## Given information
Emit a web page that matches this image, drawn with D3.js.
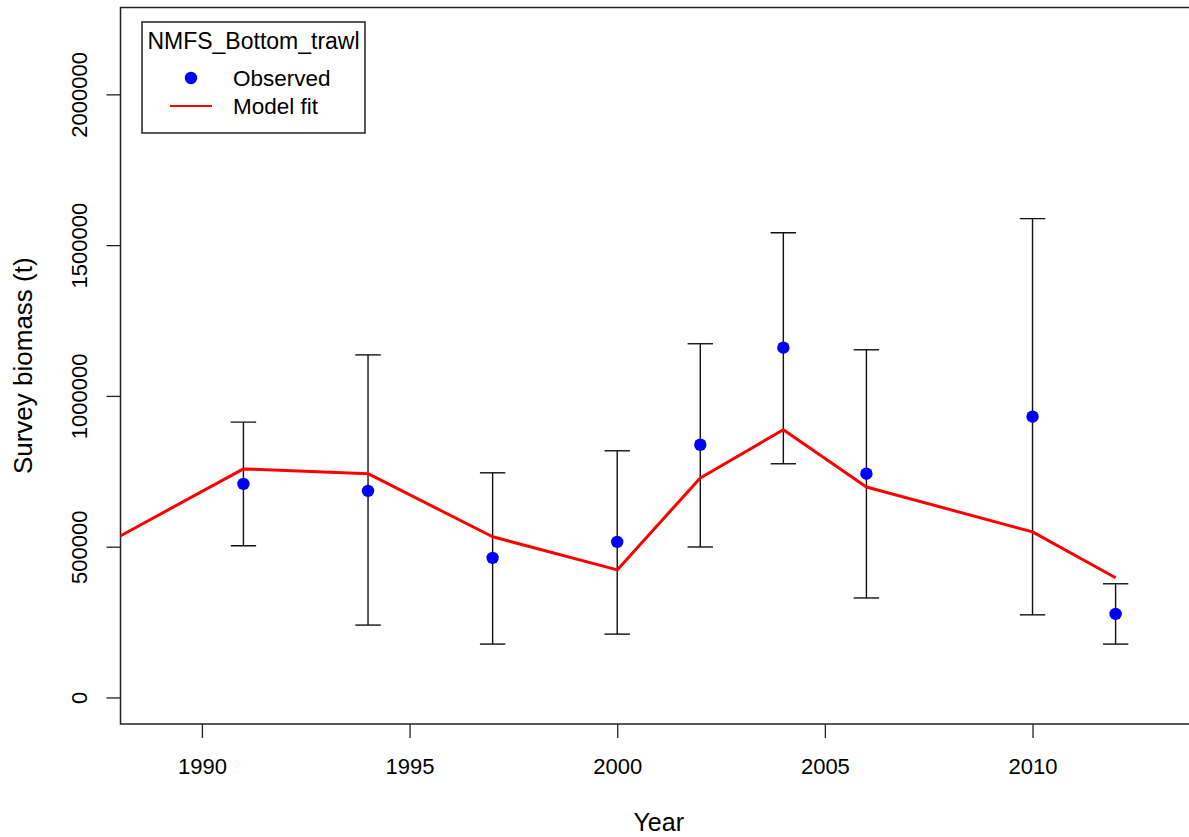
<!DOCTYPE html>
<html lang="en">
	<head>
		<meta charset="utf-8">
		<title>Survey biomass fit</title>
		<script type="text/javascript" src="https://cdn.jsdelivr.net/npm/d3@7"></script>
		<style type="text/css">
			body { margin: 0; background: #fff; }
			text { font-family: "Liberation Sans", Arial, sans-serif; fill: #000; }
		</style>
	</head>
	<body>
		<script type="text/javascript">

			// Survey years and observed biomass with interval bounds
			var years    = [1991, 1994, 1997, 2000, 2002, 2004, 2006, 2010, 2012];
			var observed = [708000, 685000, 463000, 516000, 838000, 1160000, 742000, 931000, 277000];
			var lower    = [503000, 240000, 177000, 210000, 499000, 775000, 330000, 274000, 177000];
			var upper    = [913000, 1136000, 745000, 818000, 1173000, 1541000, 1153000, 1588000, 377000];

			// Model fit
			var fitYears  = [1988, 1991, 1994, 1997, 2000, 2002, 2004, 2006, 2010, 2012];
			var fitValues = [533000, 758000, 742000, 533000, 423000, 728000, 888000, 698000, 549000, 397000];

			var xTicks = [1990, 1995, 2000, 2005, 2010];
			var yTicks = [0, 500000, 1000000, 1500000, 2000000];

			var W = 1189, H = 837;
			// plot box edges (note: "top" is taken by window.top)
			var pL = 120.5, pR = 1197, pT = 7.5, pB = 724;

			var xScale = d3.scaleLinear()
				.domain([1988.04, 2013.96])
				.range([pL, pR]);

			var yScale = d3.scaleLinear()
				.domain([-88000, 2288000])
				.range([pB, pT]);

			var svg = d3.select("body")
						.append("svg")
						.attr("width", W)
						.attr("height", H);

			svg.append("clipPath")
				.attr("id", "plotclip")
				.append("rect")
				.attr("x", pL).attr("y", pT)
				.attr("width", pR - pL).attr("height", pB - pT);

			// x axis
			var xAxis = svg.append("g")
				.attr("transform", "translate(0," + pB + ")")
				.call(d3.axisBottom(xScale).tickValues(xTicks).tickFormat(d3.format("d")).tickSize(14).tickSizeOuter(0));
			xAxis.select(".domain").remove();
			xAxis.selectAll("line").attr("stroke", "#222").attr("stroke-width", 1.3);
			xAxis.selectAll("text")
				.attr("y", 50).attr("dy", 0)
				.attr("font-size", "22px")
				.attr("font-family", null);

			// y axis, labels turned like R's las=0
			var yAxis = svg.append("g")
				.attr("transform", "translate(" + pL + ",0)")
				.call(d3.axisLeft(yScale).tickValues(yTicks).tickFormat(d3.format("d")).tickSize(14).tickSizeOuter(0));
			yAxis.select(".domain").remove();
			yAxis.selectAll("line").attr("stroke", "#222").attr("stroke-width", 1.3);
			yAxis.selectAll("text")
				.attr("transform", "rotate(-90)")
				.attr("x", 0).attr("y", -33.5).attr("dy", 0)
				.attr("text-anchor", "middle")
				.attr("font-size", "22px")
				.attr("font-family", null);

			// plot box
			svg.append("rect")
				.attr("x", pL).attr("y", pT)
				.attr("width", pR - pL).attr("height", pB - pT)
				.attr("fill", "none")
				.attr("stroke", "#222")
				.attr("stroke-width", 1.5);

			// axis titles
			svg.append("text")
				.attr("x", (pL + pR) / 2).attr("y", 831)
				.attr("text-anchor", "middle")
				.attr("font-size", "25px")
				.text("Year");

			svg.append("text")
				.attr("transform", "translate(32," + ((pT + pB) / 2) + ") rotate(-90)")
				.attr("text-anchor", "middle")
				.attr("font-size", "26px")
				.text("Survey biomass (t)");

			var plot = svg.append("g").attr("clip-path", "url(#plotclip)");

			// error bars
			var bars = plot.selectAll("g.bar")
				.data(years)
				.enter()
				.append("g")
				.attr("class", "bar")
				.attr("stroke", "#111")
				.attr("stroke-width", 1.4);

			bars.append("line")
				.attr("x1", function(d) { return xScale(d); })
				.attr("x2", function(d) { return xScale(d); })
				.attr("y1", function(d, i) { return yScale(lower[i]); })
				.attr("y2", function(d, i) { return yScale(upper[i]); });

			bars.append("line")
				.attr("x1", function(d) { return xScale(d) - 12.7; })
				.attr("x2", function(d) { return xScale(d) + 12.7; })
				.attr("y1", function(d, i) { return yScale(upper[i]); })
				.attr("y2", function(d, i) { return yScale(upper[i]); });

			bars.append("line")
				.attr("x1", function(d) { return xScale(d) - 12.7; })
				.attr("x2", function(d) { return xScale(d) + 12.7; })
				.attr("y1", function(d, i) { return yScale(lower[i]); })
				.attr("y2", function(d, i) { return yScale(lower[i]); });

			// model fit line
			var line = d3.line()
				.x(function(d, i) { return xScale(fitYears[i]); })
				.y(function(d) { return yScale(d); });

			plot.append("path")
				.datum(fitValues)
				.attr("d", line)
				.attr("fill", "none")
				.attr("stroke", "#ff0000")
				.attr("stroke-width", 3)
				.attr("stroke-linejoin", "round");

			// observed points
			plot.selectAll("circle")
				.data(years)
				.enter()
				.append("circle")
				.attr("cx", function(d) { return xScale(d); })
				.attr("cy", function(d, i) { return yScale(observed[i]); })
				.attr("r", 6.2)
				.attr("fill", "#0000ff");

			// legend
			var lg = svg.append("g");
			lg.append("rect")
				.attr("x", 142).attr("y", 22)
				.attr("width", 223).attr("height", 111)
				.attr("fill", "#fff")
				.attr("stroke", "#222")
				.attr("stroke-width", 1.5);
			lg.append("text")
				.attr("x", 253.5).attr("y", 49)
				.attr("text-anchor", "middle")
				.attr("font-size", "23px")
				.text("NMFS_Bottom_trawl");
			lg.append("circle")
				.attr("cx", 191).attr("cy", 78).attr("r", 6.2)
				.attr("fill", "#0000ff");
			lg.append("text")
				.attr("x", 233).attr("y", 86)
				.attr("font-size", "22.5px")
				.text("Observed");
			lg.append("line")
				.attr("x1", 170).attr("x2", 212)
				.attr("y1", 106).attr("y2", 106)
				.attr("stroke", "#ff0000")
				.attr("stroke-width", 1.8);
			lg.append("text")
				.attr("x", 233).attr("y", 114)
				.attr("font-size", "22.5px")
				.text("Model fit");

		</script>
	</body>
</html>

## Given exercise
Extract every line above containing the word "with".

## Problem solution
Emit a web page that matches this image, drawn with D3.js.
			// Survey years and observed biomass with interval bounds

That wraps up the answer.